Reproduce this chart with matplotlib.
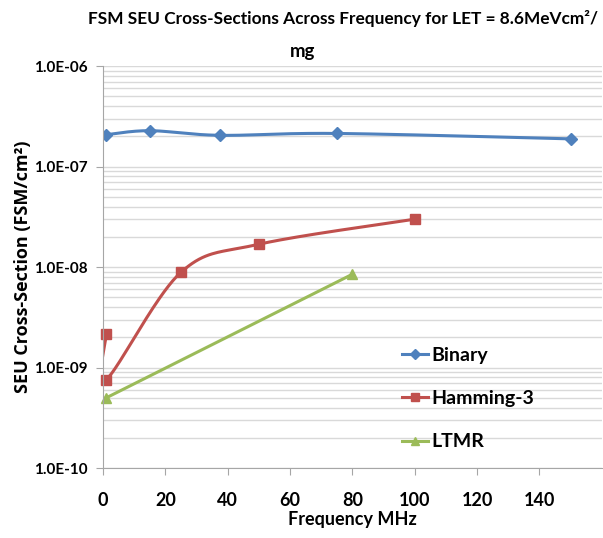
import numpy as np
import matplotlib
matplotlib.use('Agg')
import matplotlib.pyplot as plt
from matplotlib.ticker import LogLocator, FixedLocator, FuncFormatter

plt.rcParams['font.family'] = ['Lato', 'DejaVu Sans']

# data
binary_x = [1, 15, 37.5, 75, 150]
binary_y = [2.08e-7, 2.28e-7, 2.05e-7, 2.14e-7, 1.89e-7]
hamming_x = [1, 1, 25, 50, 100]
hamming_y = [2.16e-9, 7.6e-10, 8.9e-9, 1.69e-8, 3.0e-8]
ltmr_x = [1, 80]
ltmr_y = [5.0e-10, 8.5e-9]
series_names = ['Binary', 'Hamming-3', 'LTMR']
x_ticks = [0, 20, 40, 60, 80, 100, 120, 140]

X_MIN, X_MAX = 0, 160
Y_MIN, Y_MAX = 1e-10, 1e-6

fig = plt.figure(figsize=(6.03, 5.38), dpi=100)
ax = fig.add_axes([0.171, 0.130, 0.827, 0.747])
ax.set_xlim(X_MIN, X_MAX)
ax.set_yscale('log')
ax.set_ylim(Y_MIN, Y_MAX)

# axes size in pixels, used to smooth curves like Excel does (in screen space)
W_PX = 0.827 * 603
H_PX = 0.747 * 538


def to_px(x, y):
    u = (np.asarray(x, float) - X_MIN) / (X_MAX - X_MIN) * W_PX
    v = (np.log10(y) - np.log10(Y_MIN)) / (np.log10(Y_MAX) - np.log10(Y_MIN)) * H_PX
    return u, v


def from_px(u, v):
    x = u / W_PX * (X_MAX - X_MIN) + X_MIN
    y = 10 ** (v / H_PX * (np.log10(Y_MAX) - np.log10(Y_MIN)) + np.log10(Y_MIN))
    return x, y


def smooth(xs, ys, n=40):
    u, v = to_px(xs, ys)
    pts = np.column_stack([u, v])
    out = []
    for i in range(len(pts) - 1):
        p0 = pts[max(i - 1, 0)]
        p1 = pts[i]
        p2 = pts[i + 1]
        p3 = pts[min(i + 2, len(pts) - 1)]
        c1 = p1 + (p2 - p0) / 6.0
        c2 = p2 - (p3 - p1) / 6.0
        t = np.linspace(0, 1, n)[:, None]
        seg = ((1 - t) ** 3) * p1 + 3 * ((1 - t) ** 2) * t * c1 + 3 * (1 - t) * t ** 2 * c2 + t ** 3 * p2
        out.append(seg if i == 0 else seg[1:])
    out = np.vstack(out)
    return from_px(out[:, 0], out[:, 1])


blue = '#4F81BD'
red = '#C0504D'
green = '#9BBB59'

# gridlines
ax.yaxis.set_major_locator(LogLocator(base=10, numticks=10))
ax.yaxis.set_minor_locator(LogLocator(base=10, subs=np.arange(2, 10), numticks=20))
ax.grid(True, which='both', axis='y', color='#D9D9D9', lw=1.0)
ax.set_axisbelow(True)

sx, sy = smooth(binary_x, binary_y)
ax.plot(sx, sy, color=blue, lw=2.2)
ax.plot(binary_x, binary_y, ls='none', marker='D', ms=6, color=blue)

sx, sy = smooth(hamming_x, hamming_y)
ax.plot(sx, sy, color=red, lw=2.2)
ax.plot(hamming_x, hamming_y, ls='none', marker='s', ms=7, color=red, clip_on=False)

ax.plot(ltmr_x, ltmr_y, color=green, lw=2.2)
ax.plot(ltmr_x, ltmr_y, ls='none', marker='^', ms=7, color=green, clip_on=False)

# legend handles
h1, = ax.plot([], [], color=blue, lw=2.2, marker='D', ms=5)
h2, = ax.plot([], [], color=red, lw=2.2, marker='s', ms=6)
h3, = ax.plot([], [], color=green, lw=2.2, marker='^', ms=6)
ax.legend([h1, h2, h3], series_names, loc='upper left', bbox_to_anchor=(0.565, 0.345),
          frameon=False, handlelength=1.3, handletextpad=0.2, labelspacing=1.35,
          prop={'weight': 'bold', 'size': 14})

ax.xaxis.set_major_locator(FixedLocator(x_ticks))
ax.yaxis.set_major_formatter(FuncFormatter(lambda v, p: '%.1E' % v))
ax.yaxis.set_minor_formatter(FuncFormatter(lambda v, p: ''))
ax.tick_params(axis='x', labelsize=13, length=5, color='#A6A6A6', pad=12)
ax.tick_params(axis='y', which='major', labelsize=11, length=5, color='#A6A6A6', pad=6)
ax.tick_params(axis='y', which='minor', length=0)
plt.setp(ax.get_xticklabels(), fontweight='bold')
plt.setp(ax.get_yticklabels(), fontweight='bold')

for s in ['top', 'right']:
    ax.spines[s].set_visible(False)
for s in ['left', 'bottom']:
    ax.spines[s].set_color('#A6A6A6')

ax.set_xlabel('Frequency MHz', fontsize=13, fontweight='bold', labelpad=2)
ax.set_ylabel('SEU Cross-Section (FSM/cm²)', fontsize=13, fontweight='bold',
              family=['Open Sans', 'DejaVu Sans'])
ax.yaxis.set_label_coords(-0.142, 0.5)

# title, first line sized to span the same width as in the chart
t1 = fig.text(0.146, 0.965, 'FSM SEU Cross-Sections Across Frequency for LET = 8.6MeVcm²/',
              fontsize=14, fontweight='bold', ha='left', va='center')
renderer = fig.canvas.get_renderer()
w = t1.get_window_extent(renderer).width
fs = 14 * 512.0 / w
t1.set_fontsize(fs)
fig.text(0.501, 0.905, 'mg', fontsize=fs + 1, fontweight='bold', ha='center', va='center')

fig.savefig('out.png', dpi=100)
------------------------
WHAT YOU HAVE TO DO
Write out each line of the data exactly; the images should be left out.

ANSWER TO THIS EXERCISE
Reproduce this chart with matplotlib.
import numpy as np
import matplotlib
matplotlib.use('Agg')
import matplotlib.pyplot as plt
from matplotlib.ticker import LogLocator, FixedLocator, FuncFormatter

plt.rcParams['font.family'] = ['Lato', 'DejaVu Sans']

# data
binary_x = [1, 15, 37.5, 75, 150]
binary_y = [2.08e-7, 2.28e-7, 2.05e-7, 2.14e-7, 1.89e-7]
hamming_x = [1, 1, 25, 50, 100]
hamming_y = [2.16e-9, 7.6e-10, 8.9e-9, 1.69e-8, 3.0e-8]
ltmr_x = [1, 80]
ltmr_y = [5.0e-10, 8.5e-9]
series_names = ['Binary', 'Hamming-3', 'LTMR']
x_ticks = [0, 20, 40, 60, 80, 100, 120, 140]

X_MIN, X_MAX = 0, 160
Y_MIN, Y_MAX = 1e-10, 1e-6

fig = plt.figure(figsize=(6.03, 5.38), dpi=100)
ax = fig.add_axes([0.171, 0.130, 0.827, 0.747])
ax.set_xlim(X_MIN, X_MAX)
ax.set_yscale('log')
ax.set_ylim(Y_MIN, Y_MAX)

# axes size in pixels, used to smooth curves like Excel does (in screen space)
W_PX = 0.827 * 603
H_PX = 0.747 * 538


def to_px(x, y):
    u = (np.asarray(x, float) - X_MIN) / (X_MAX - X_MIN) * W_PX
    v = (np.log10(y) - np.log10(Y_MIN)) / (np.log10(Y_MAX) - np.log10(Y_MIN)) * H_PX
    return u, v


def from_px(u, v):
    x = u / W_PX * (X_MAX - X_MIN) + X_MIN
    y = 10 ** (v / H_PX * (np.log10(Y_MAX) - np.log10(Y_MIN)) + np.log10(Y_MIN))
    return x, y


def smooth(xs, ys, n=40):
    u, v = to_px(xs, ys)
    pts = np.column_stack([u, v])
    out = []
    for i in range(len(pts) - 1):
        p0 = pts[max(i - 1, 0)]
        p1 = pts[i]
        p2 = pts[i + 1]
        p3 = pts[min(i + 2, len(pts) - 1)]
        c1 = p1 + (p2 - p0) / 6.0
        c2 = p2 - (p3 - p1) / 6.0
        t = np.linspace(0, 1, n)[:, None]
        seg = ((1 - t) ** 3) * p1 + 3 * ((1 - t) ** 2) * t * c1 + 3 * (1 - t) * t ** 2 * c2 + t ** 3 * p2
        out.append(seg if i == 0 else seg[1:])
    out = np.vstack(out)
    return from_px(out[:, 0], out[:, 1])


blue = '#4F81BD'
red = '#C0504D'
green = '#9BBB59'

# gridlines
ax.yaxis.set_major_locator(LogLocator(base=10, numticks=10))
ax.yaxis.set_minor_locator(LogLocator(base=10, subs=np.arange(2, 10), numticks=20))
ax.grid(True, which='both', axis='y', color='#D9D9D9', lw=1.0)
ax.set_axisbelow(True)

sx, sy = smooth(binary_x, binary_y)
ax.plot(sx, sy, color=blue, lw=2.2)
ax.plot(binary_x, binary_y, ls='none', marker='D', ms=6, color=blue)

sx, sy = smooth(hamming_x, hamming_y)
ax.plot(sx, sy, color=red, lw=2.2)
ax.plot(hamming_x, hamming_y, ls='none', marker='s', ms=7, color=red, clip_on=False)

ax.plot(ltmr_x, ltmr_y, color=green, lw=2.2)
ax.plot(ltmr_x, ltmr_y, ls='none', marker='^', ms=7, color=green, clip_on=False)

# legend handles
h1, = ax.plot([], [], color=blue, lw=2.2, marker='D', ms=5)
h2, = ax.plot([], [], color=red, lw=2.2, marker='s', ms=6)
h3, = ax.plot([], [], color=green, lw=2.2, marker='^', ms=6)
ax.legend([h1, h2, h3], series_names, loc='upper left', bbox_to_anchor=(0.565, 0.345),
          frameon=False, handlelength=1.3, handletextpad=0.2, labelspacing=1.35,
          prop={'weight': 'bold', 'size': 14})

ax.xaxis.set_major_locator(FixedLocator(x_ticks))
ax.yaxis.set_major_formatter(FuncFormatter(lambda v, p: '%.1E' % v))
ax.yaxis.set_minor_formatter(FuncFormatter(lambda v, p: ''))
ax.tick_params(axis='x', labelsize=13, length=5, color='#A6A6A6', pad=12)
ax.tick_params(axis='y', which='major', labelsize=11, length=5, color='#A6A6A6', pad=6)
ax.tick_params(axis='y', which='minor', length=0)
plt.setp(ax.get_xticklabels(), fontweight='bold')
plt.setp(ax.get_yticklabels(), fontweight='bold')

for s in ['top', 'right']:
    ax.spines[s].set_visible(False)
for s in ['left', 'bottom']:
    ax.spines[s].set_color('#A6A6A6')

ax.set_xlabel('Frequency MHz', fontsize=13, fontweight='bold', labelpad=2)
ax.set_ylabel('SEU Cross-Section (FSM/cm²)', fontsize=13, fontweight='bold',
              family=['Open Sans', 'DejaVu Sans'])
ax.yaxis.set_label_coords(-0.142, 0.5)

# title, first line sized to span the same width as in the chart
t1 = fig.text(0.146, 0.965, 'FSM SEU Cross-Sections Across Frequency for LET = 8.6MeVcm²/',
              fontsize=14, fontweight='bold', ha='left', va='center')
renderer = fig.canvas.get_renderer()
w = t1.get_window_extent(renderer).width
fs = 14 * 512.0 / w
t1.set_fontsize(fs)
fig.text(0.501, 0.905, 'mg', fontsize=fs + 1, fontweight='bold', ha='center', va='center')

fig.savefig('out.png', dpi=100)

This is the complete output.